News & information

Proposed budget preserves six-day mail delivery and offers postal relief

The U.S. Postal Service received mixed news from the Obama administration Feb. 14 when the White House released its proposed budget for the 2012 fiscal year. The White House reaffirmed its commitment to six-day mail delivery by proposing the continuation of the annual appropriation provision that mandates it. It also requested legislation to defer $4 billion of the $5.5 billion pre-funding payment due in September for future retiree health benefits and to require the Office of Personnel Management to return to the Postal Service a $6.9 billion pension surplus in its Federal Employees Retirement System (FERS) account over the next 30 years, a provision worth $550 million per year.

Unfortunately, the administration’s budget fails to address the massive over-funding of the Postal Service’s Civil Service Retirement System (CSRS) pension obligations (some $50 billion to $75 billion, according to independent analysts). The NALC, the postal industry in general and the bipartisan leadership of our oversight committee in the Senate—Sen. Tom Carper (D-DE) and Sen. Susan Collins (R-ME)—support using this surplus to relieve the excessive burden of financing future retiree health benefits—a burden that no other agency or private company in America is required to carry.

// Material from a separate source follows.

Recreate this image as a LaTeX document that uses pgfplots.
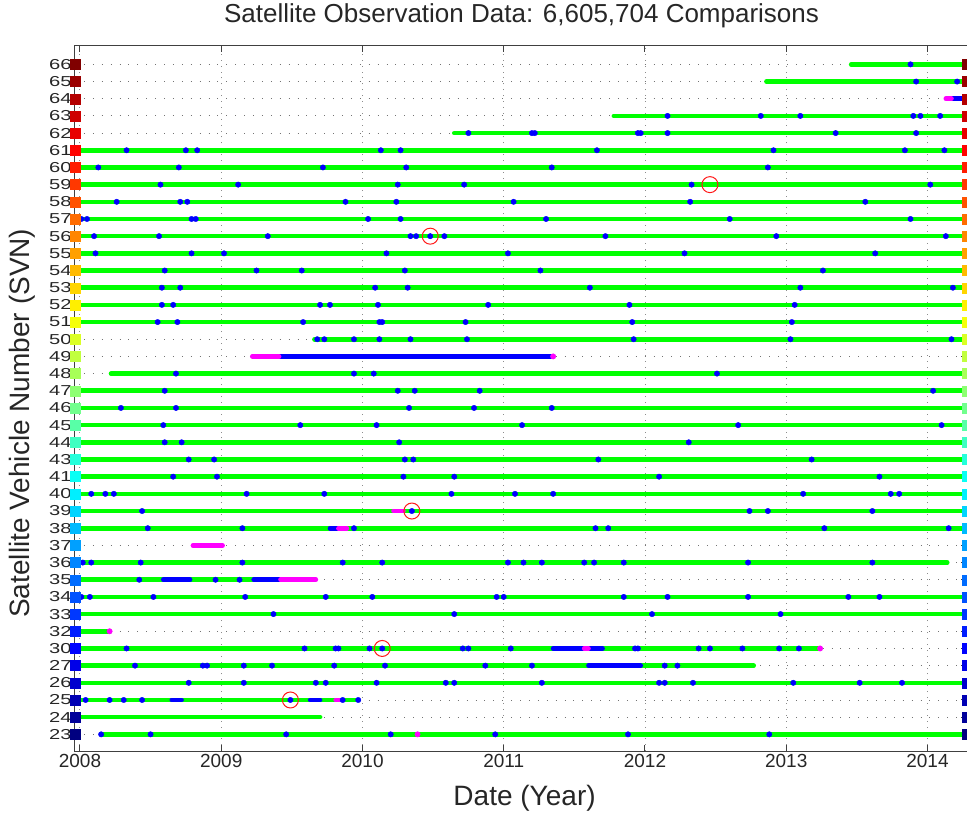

“We are grateful that the administration confirmed its support for six-day delivery and welcome the short-term relief that will come with another deferral,” NALC President Fredric V. Rolando said, “but Congress and the Obama administration have to step up on a permanent fix for pre-funding retiree health, a fix that uses the CSRS surplus.”

“With a divided Congress, there’s little doubt that we face an uphill fight for real pre-funding reform,” he said. “But we believe that a strong Postal Service is a bipartisan policy.”

Aside from the six-day delivery provision, the most promising part of the 2012 budget proposal is the inclusion of wording that directs the Office of Personnel Management to refund the almost $7 billion surplus in the Postal Service’s FERS account over the next 30 years, beginning with a $550 million payment this year. While the NALC welcomes the administration’s recognition that the FERS surplus should be returned to the USPS, we believe this policy should be applied to the much bigger CSRS surplus ($55 billion to $75 billion) and that the funds should be returned much more quickly so that they can be used to cover the cost of the pre-funding payments.

The president’s budget also addresses reforms of the Federal Employee Compensation Act (FECA) and calls for eliminating relatively small $29 million annual payments to the Postal Service for past revenue forgone appropriations that were not paid to cover the cost of free mail to the blind. NALC is studying the administration’s FECA proposal and will report full details in the days and weeks ahead, and we will oppose the cut in revenue forgone payments.